As Danny begins his new life at Cranston, he struggles to fit in and get along with peers, including his primary classroom teacher, who is quite antagonistic toward him. Danny gets to sit next to a young girl named Liz (Ruby Rose) during class, who is also his roommate at Cranston. Sadly, he leaves a poor first impression on her when he breaks one of her inventions. Soon Danny hears word that the school has an old atomic reactor that is no longer working. Danny is told that no one has ever been successful at repairing the unit, so he takes it upon himself to impress his teachers by trying to fix it himself. Danny is successful, but he unexpectedly unlocks a portal from another dimension, and now monsters roam around Cranston Academy, causing chaos. Now it’s up to Danny, Liz and the stranger who calls himself Moth-Man. He’s half-moth, half-man, and together, all three of them will save the Academy and the entire world.
Cranston School is fun, with many characters and creative ideas around inventions. I was excited to hear Jamie Bell and Ruby Rose, but sadly, nothing is outstanding about the voice work done for this film other than the voice of the random four-arm creature, Moth-Man. Jamie Bell and Ruby Rose are almost unrecognisable, which sounds positive, but it wasn’t.

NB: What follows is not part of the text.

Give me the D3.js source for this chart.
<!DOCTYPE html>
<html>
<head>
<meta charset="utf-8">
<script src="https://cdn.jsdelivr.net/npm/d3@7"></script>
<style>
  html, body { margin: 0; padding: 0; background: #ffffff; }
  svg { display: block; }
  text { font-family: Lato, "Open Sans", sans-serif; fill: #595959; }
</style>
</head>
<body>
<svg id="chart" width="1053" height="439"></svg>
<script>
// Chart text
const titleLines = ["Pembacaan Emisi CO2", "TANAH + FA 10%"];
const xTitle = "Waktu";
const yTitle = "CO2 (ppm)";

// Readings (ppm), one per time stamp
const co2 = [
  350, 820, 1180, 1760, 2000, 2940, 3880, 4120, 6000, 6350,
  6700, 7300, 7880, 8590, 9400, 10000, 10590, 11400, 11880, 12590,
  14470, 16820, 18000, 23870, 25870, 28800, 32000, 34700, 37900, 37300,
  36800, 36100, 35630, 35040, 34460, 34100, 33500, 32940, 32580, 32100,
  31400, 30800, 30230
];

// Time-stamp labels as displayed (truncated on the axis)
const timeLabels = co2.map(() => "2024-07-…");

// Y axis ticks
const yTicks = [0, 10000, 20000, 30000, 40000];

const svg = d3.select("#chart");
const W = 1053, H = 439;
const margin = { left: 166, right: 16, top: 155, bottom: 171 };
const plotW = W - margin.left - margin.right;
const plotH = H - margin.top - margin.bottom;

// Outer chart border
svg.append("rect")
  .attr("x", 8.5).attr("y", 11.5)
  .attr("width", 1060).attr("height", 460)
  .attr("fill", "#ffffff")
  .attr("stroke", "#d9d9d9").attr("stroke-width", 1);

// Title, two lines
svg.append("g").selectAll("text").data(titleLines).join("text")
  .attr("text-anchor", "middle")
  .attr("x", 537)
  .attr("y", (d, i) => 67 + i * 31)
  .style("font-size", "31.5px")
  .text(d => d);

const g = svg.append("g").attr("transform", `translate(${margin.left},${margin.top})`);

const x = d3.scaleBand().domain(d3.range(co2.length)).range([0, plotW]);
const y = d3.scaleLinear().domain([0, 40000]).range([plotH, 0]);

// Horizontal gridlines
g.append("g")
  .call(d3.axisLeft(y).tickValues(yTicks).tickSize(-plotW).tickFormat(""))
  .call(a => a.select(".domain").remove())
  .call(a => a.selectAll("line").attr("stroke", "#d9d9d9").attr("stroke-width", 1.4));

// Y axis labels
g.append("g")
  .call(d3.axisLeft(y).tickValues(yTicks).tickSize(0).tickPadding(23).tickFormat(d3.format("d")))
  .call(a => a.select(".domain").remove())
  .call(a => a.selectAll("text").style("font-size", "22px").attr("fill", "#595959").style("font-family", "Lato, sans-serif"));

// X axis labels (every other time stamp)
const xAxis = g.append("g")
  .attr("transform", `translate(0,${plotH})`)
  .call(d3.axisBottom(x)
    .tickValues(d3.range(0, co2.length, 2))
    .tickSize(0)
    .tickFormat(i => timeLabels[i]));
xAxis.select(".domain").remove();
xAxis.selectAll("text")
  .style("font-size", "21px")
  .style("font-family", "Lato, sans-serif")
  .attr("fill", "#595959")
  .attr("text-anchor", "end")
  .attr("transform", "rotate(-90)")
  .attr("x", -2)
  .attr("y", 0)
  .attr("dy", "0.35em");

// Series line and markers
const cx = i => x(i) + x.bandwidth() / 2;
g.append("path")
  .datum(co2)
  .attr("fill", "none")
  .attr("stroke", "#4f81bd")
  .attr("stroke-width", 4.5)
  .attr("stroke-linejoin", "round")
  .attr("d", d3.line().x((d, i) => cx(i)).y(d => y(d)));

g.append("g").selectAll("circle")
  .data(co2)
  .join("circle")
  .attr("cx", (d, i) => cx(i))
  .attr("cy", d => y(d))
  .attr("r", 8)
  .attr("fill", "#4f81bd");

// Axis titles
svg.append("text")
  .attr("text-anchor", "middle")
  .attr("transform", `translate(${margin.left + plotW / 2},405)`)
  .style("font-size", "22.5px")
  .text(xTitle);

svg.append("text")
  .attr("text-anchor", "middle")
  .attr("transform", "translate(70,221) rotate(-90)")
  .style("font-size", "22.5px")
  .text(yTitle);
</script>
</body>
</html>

The animation style is filled with lovely colours, and naturally, with a film that includes monsters, there’s some excellent creativity in the creature designs. Unfortunately, this is also a bland-looking film. While creative and bright, the animation looks of a lower quality, including for the leading characters of Danny and Liz. The movements of the characters also look slightly off. The characters are reasonably cheesy, with Danny delivering many one-liners that overstay their welcome very quickly.

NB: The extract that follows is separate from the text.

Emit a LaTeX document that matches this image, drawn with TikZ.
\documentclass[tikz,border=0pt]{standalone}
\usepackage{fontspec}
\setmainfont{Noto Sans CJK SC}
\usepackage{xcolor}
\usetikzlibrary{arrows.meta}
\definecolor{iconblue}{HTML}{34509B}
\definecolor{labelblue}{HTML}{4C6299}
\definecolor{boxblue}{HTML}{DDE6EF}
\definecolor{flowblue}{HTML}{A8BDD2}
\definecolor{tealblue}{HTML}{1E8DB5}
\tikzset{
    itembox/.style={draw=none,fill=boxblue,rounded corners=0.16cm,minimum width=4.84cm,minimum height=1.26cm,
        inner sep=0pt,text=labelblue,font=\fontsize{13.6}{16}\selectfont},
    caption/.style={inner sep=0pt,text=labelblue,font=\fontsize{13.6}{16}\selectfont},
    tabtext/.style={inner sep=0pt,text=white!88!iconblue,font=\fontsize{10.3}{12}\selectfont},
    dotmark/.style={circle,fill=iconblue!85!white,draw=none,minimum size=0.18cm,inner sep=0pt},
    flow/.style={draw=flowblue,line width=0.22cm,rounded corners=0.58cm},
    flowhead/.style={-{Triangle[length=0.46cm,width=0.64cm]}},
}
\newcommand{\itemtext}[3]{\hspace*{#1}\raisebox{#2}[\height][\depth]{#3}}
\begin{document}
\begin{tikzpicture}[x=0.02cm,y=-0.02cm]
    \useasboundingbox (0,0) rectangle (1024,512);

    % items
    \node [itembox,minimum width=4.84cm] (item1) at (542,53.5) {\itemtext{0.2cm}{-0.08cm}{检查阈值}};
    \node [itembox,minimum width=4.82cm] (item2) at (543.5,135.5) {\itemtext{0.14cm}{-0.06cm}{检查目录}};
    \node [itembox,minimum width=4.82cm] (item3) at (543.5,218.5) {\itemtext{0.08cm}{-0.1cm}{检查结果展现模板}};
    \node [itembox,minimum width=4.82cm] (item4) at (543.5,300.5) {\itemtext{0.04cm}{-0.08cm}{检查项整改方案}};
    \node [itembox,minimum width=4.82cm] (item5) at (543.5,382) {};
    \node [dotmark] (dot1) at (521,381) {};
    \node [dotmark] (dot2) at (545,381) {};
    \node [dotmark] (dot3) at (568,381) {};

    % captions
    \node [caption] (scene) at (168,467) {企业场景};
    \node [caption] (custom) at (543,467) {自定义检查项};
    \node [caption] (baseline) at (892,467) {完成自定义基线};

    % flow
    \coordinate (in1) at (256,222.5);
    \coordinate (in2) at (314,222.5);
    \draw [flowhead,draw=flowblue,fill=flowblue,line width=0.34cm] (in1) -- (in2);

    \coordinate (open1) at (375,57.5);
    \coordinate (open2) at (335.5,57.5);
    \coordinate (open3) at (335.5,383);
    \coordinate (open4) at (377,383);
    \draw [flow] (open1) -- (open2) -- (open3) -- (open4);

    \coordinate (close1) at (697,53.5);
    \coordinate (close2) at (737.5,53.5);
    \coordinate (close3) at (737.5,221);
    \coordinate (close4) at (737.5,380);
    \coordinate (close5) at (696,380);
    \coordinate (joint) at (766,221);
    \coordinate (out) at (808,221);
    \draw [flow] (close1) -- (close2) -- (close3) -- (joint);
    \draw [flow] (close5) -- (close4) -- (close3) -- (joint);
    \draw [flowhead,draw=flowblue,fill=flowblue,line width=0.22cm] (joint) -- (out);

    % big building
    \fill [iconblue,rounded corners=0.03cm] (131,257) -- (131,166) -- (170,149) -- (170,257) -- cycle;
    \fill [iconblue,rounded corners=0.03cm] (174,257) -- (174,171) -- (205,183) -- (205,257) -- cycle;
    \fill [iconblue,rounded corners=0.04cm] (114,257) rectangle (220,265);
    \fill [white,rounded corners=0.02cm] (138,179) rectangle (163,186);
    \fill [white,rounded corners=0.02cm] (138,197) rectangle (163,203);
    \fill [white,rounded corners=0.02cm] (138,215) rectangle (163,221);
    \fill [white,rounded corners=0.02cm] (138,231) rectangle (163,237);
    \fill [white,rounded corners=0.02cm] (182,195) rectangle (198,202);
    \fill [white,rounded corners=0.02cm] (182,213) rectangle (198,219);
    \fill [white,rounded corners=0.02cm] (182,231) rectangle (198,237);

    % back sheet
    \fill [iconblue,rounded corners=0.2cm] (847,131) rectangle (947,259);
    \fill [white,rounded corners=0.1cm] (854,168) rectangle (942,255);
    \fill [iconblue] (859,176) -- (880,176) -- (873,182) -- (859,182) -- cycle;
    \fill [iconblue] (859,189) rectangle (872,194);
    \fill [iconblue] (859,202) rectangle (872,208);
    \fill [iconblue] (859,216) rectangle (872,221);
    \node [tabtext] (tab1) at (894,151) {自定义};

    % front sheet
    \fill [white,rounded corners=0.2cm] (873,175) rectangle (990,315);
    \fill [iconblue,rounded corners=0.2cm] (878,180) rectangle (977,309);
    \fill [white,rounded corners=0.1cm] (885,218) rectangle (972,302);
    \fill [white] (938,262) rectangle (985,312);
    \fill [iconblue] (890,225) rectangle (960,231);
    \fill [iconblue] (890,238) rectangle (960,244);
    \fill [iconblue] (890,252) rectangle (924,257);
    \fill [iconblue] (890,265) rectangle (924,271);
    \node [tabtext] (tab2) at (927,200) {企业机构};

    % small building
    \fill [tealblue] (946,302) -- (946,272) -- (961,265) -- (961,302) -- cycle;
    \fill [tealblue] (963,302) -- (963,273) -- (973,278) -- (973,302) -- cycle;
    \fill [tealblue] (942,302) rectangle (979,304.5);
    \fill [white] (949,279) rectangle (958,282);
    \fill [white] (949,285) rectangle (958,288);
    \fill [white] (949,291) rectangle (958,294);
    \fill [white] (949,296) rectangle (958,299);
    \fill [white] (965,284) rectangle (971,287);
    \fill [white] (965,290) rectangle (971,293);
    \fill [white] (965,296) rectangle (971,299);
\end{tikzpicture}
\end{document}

As a family feature film, I was somewhat surprised by the animated violence and specific words used throughout the film. One example of this is when we see a large, mutated chick (as in baby chicken) eat a cow, and the people around this situation brush it off. This is not your typical family film. At times, I felt the movie was generally unsure who its audience was, with a combination of childish jokes and more adult shock value content such as using the word ‘bloody’ by key characters. The film also fails to deliver resolutions and consequences. Instead, the characters never learn from their mistake or wrongdoings (again, I’m still getting over a giant chicken eating a cow and no one caring about it).

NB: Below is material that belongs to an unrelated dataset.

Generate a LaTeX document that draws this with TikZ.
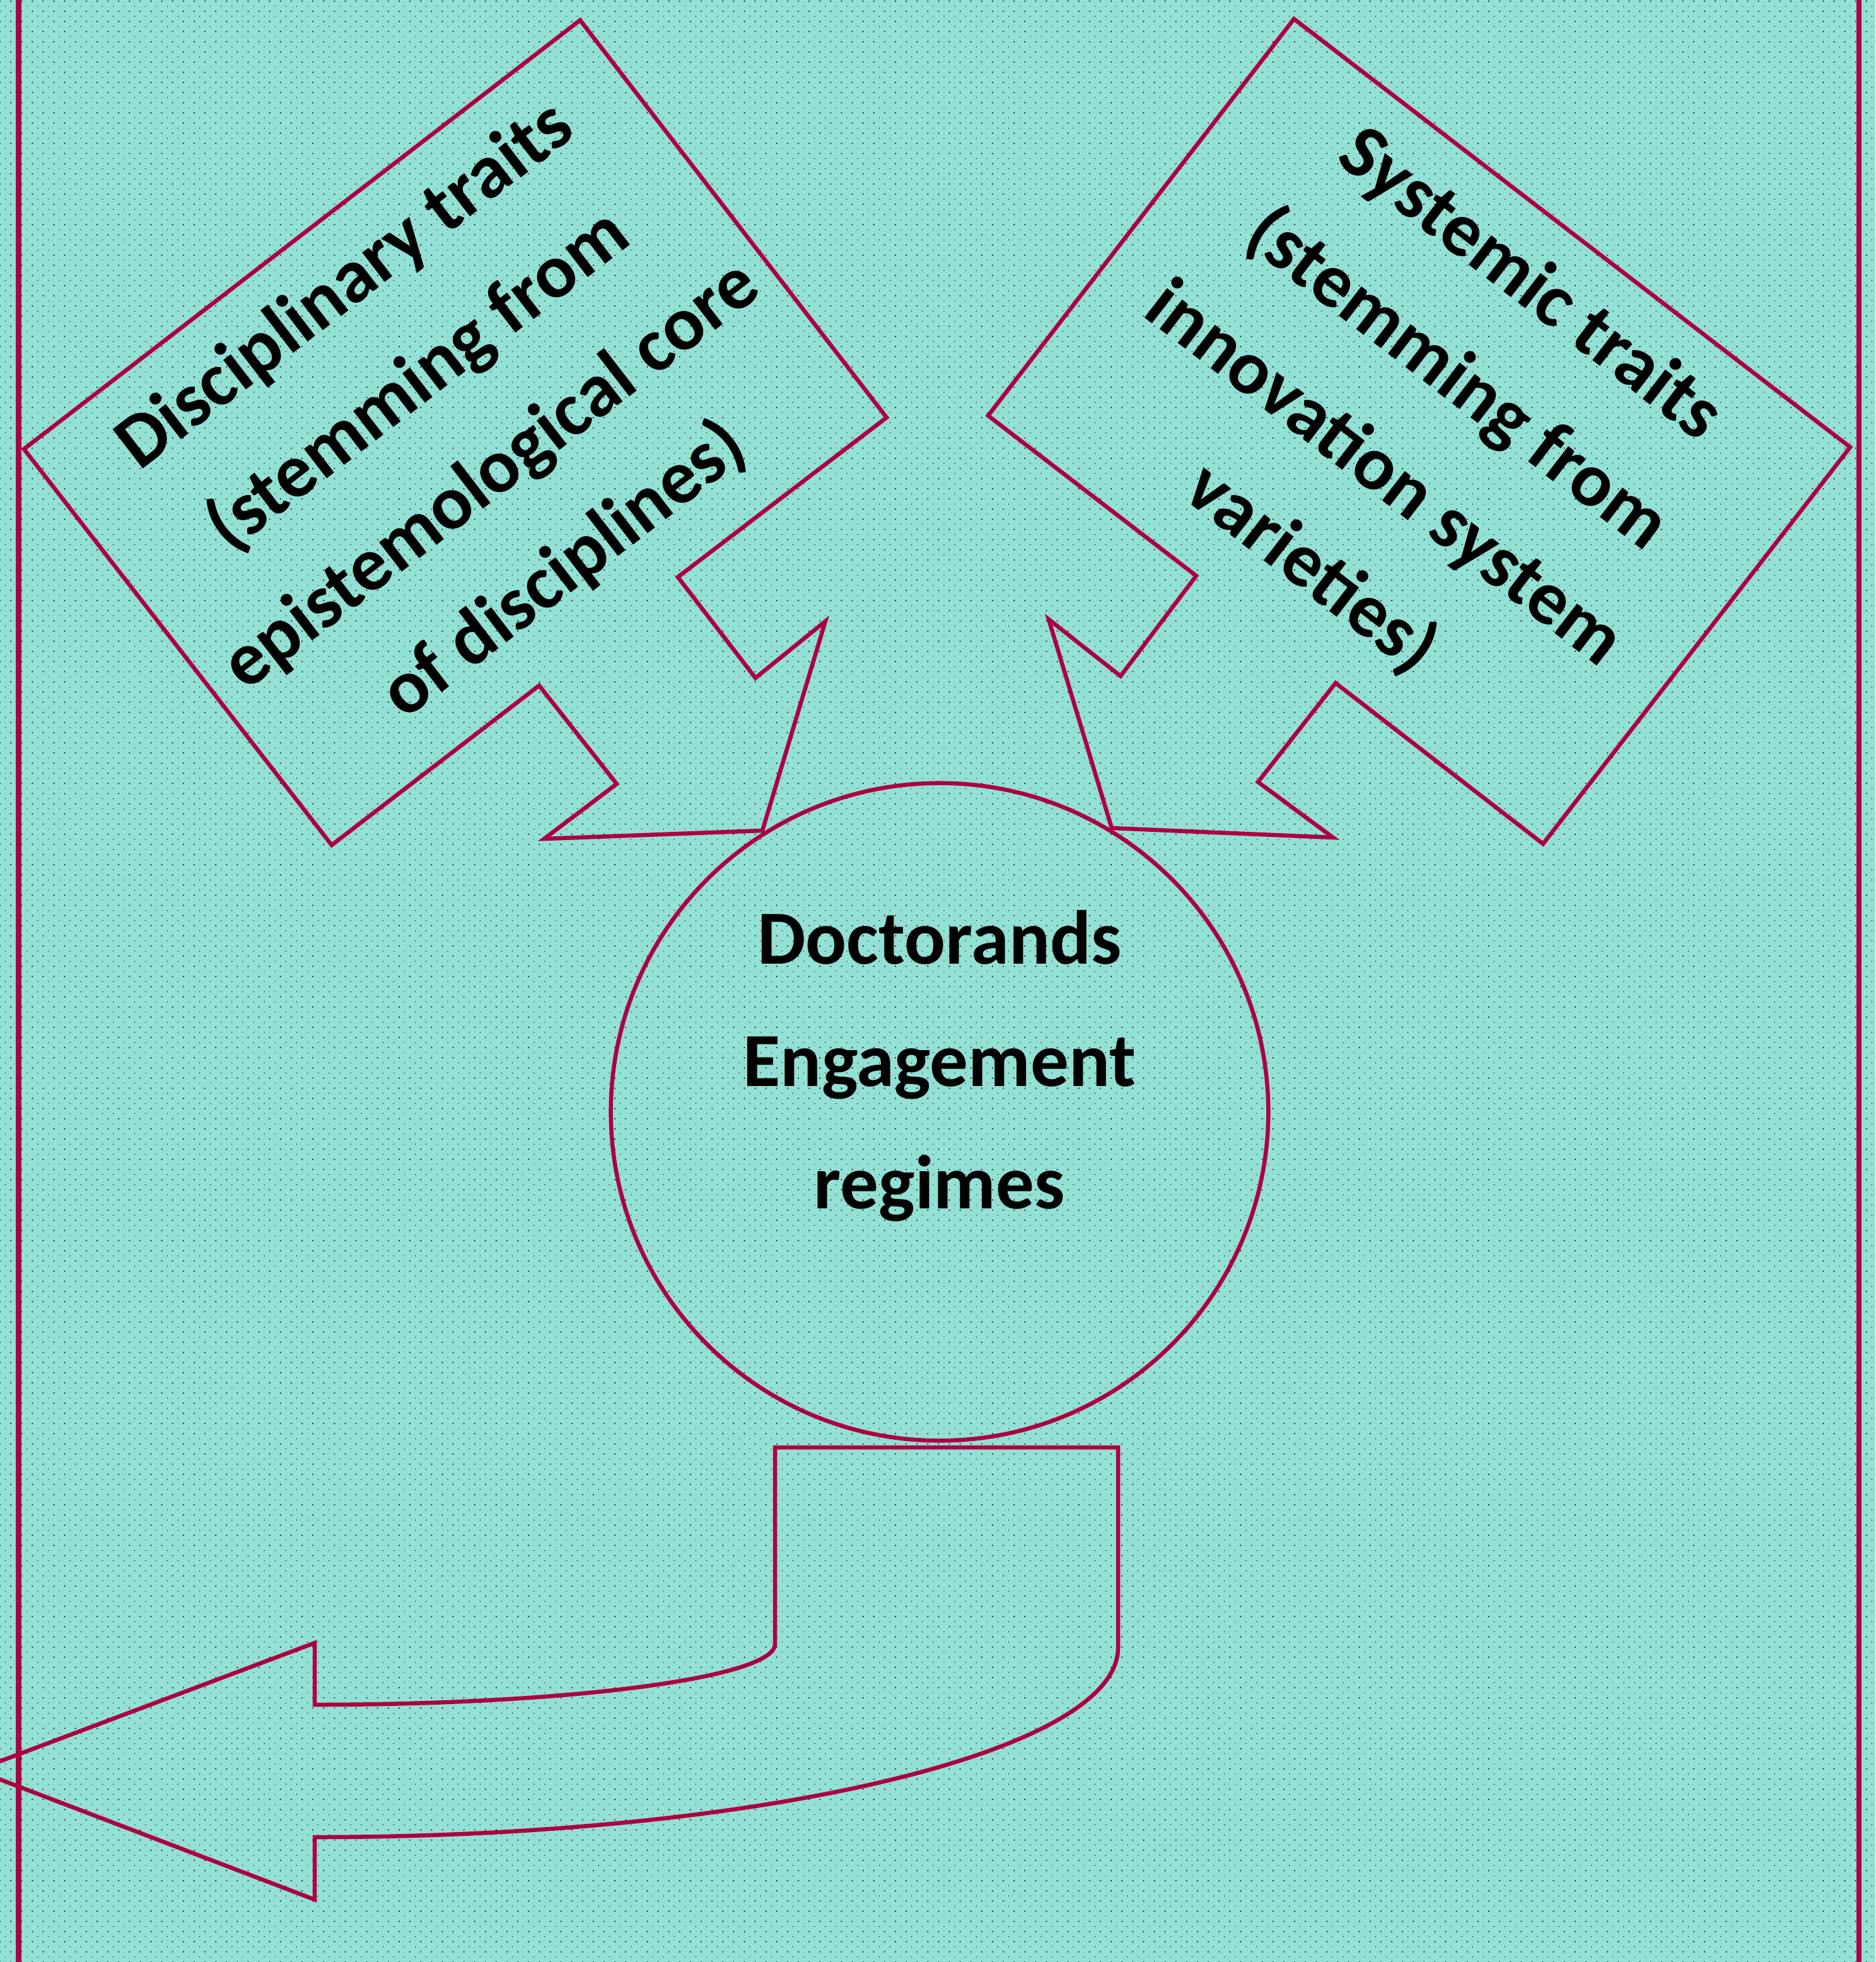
\documentclass[tikz,border=0pt]{standalone}
\usepackage{fontspec}
\setmainfont{Carlito}
\usetikzlibrary{patterns}
\definecolor{bgteal}{HTML}{93E0D4}
\definecolor{crimson}{HTML}{AD0042}
\pgfdeclarepatternformonly{bgdots}{\pgfqpoint{-0.5pt}{-0.5pt}}{\pgfqpoint{4.4pt}{4.1pt}}{\pgfqpoint{4.865pt}{4.581pt}}{%
  \pgfpathcircle{\pgfqpoint{0pt}{0pt}}{0.31pt}%
  \pgfpathcircle{\pgfqpoint{2.4325pt}{2.2905pt}}{0.21pt}%
  \pgfusepath{fill}}
\begin{document}
\begin{tikzpicture}[x=0.01cm, y=-0.01cm,
  outline/.style={draw=crimson, line width=1.85pt, line join=miter},
  frameline/.style={draw=crimson, line width=2.3pt},
  lbl/.style={font=\bfseries\fontsize{34.5}{54}\selectfont, align=center, text=black, inner sep=0pt},
  corelbl/.style={font=\bfseries\fontsize{34.5}{55.2}\selectfont, align=center, text=black, inner sep=0pt}]

\useasboundingbox (0,0) rectangle (2974,3111);
\clip (0,0) rectangle (2974,3111);
\fill[bgteal] (0,0) rectangle (2974,3111);
\fill[pattern=bgdots, pattern color=black] (0,0) rectangle (2974,3111);

% frame lines
\draw[frameline] (29.5,0) -- (29.5,3111);
\draw[frameline] (2948,0) -- (2948,3111);

% left callout
\draw[outline] (920,32) -- (1406,662) -- (1075,915) -- (1198,1075) -- (1309,985)
  -- (1209,1317) -- (863,1330) -- (978,1243) -- (855,1087) -- (526,1340) -- (38,712) -- cycle;

% right callout
\draw[outline] (2052,30) -- (2934,709) -- (2447,1338) -- (2118,1083) -- (1995,1240)
  -- (2114,1328) -- (1763,1313) -- (1663,982) -- (1777,1072) -- (1897,913) -- (1567,659) -- cycle;

% central circle
\node[outline, circle, minimum size=10.42cm, inner sep=0pt] (core) at (1490,1763) {};

% bottom curved arrow
\draw[outline] (1229,2295) -- (1773,2295) -- (1773,2613)
  .. controls (1773,2778.7) and (1202.6,2913) .. (499,2913)
  -- (499,3012) -- (-38,2807) -- (499,2605) -- (499,2703)
  .. controls (902.2,2703) and (1229,2660) .. (1229,2607) -- cycle;

% texts
\node[corelbl] (coretext) at (1490,1690) {Doctorands\\Engagement\\regimes};
\node[lbl, rotate=37.6] (lefttext) at (722,680) {Disciplinary traits\\(stemming from\\epistemological core\\of disciplines)};
\node[lbl, rotate=-37.6] (righttext) at (2252,678) {Systemic traits\\(stemming from\\innovation system\\varieties)};
\end{tikzpicture}
\end{document}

Overall, with some attempts of fun creativity relating to monsters and inventions, bright colour will attract some young audiences for sure. But make no mistake, this is generally a disappointing animation film. With bland visuals, this film struggles to understand who it’s been made for, using unusual humour relating to animated violence and childish one-liners. As the credits rolled, I’m unsure if this is best suited for young teens or young kids, or perhaps neither, and that’s not a good sign. However, those who enjoy basic animations about the topic of monsters, inventions, witty one-liners, mutants, sci-fi and Mexican references will have some moments of joy here.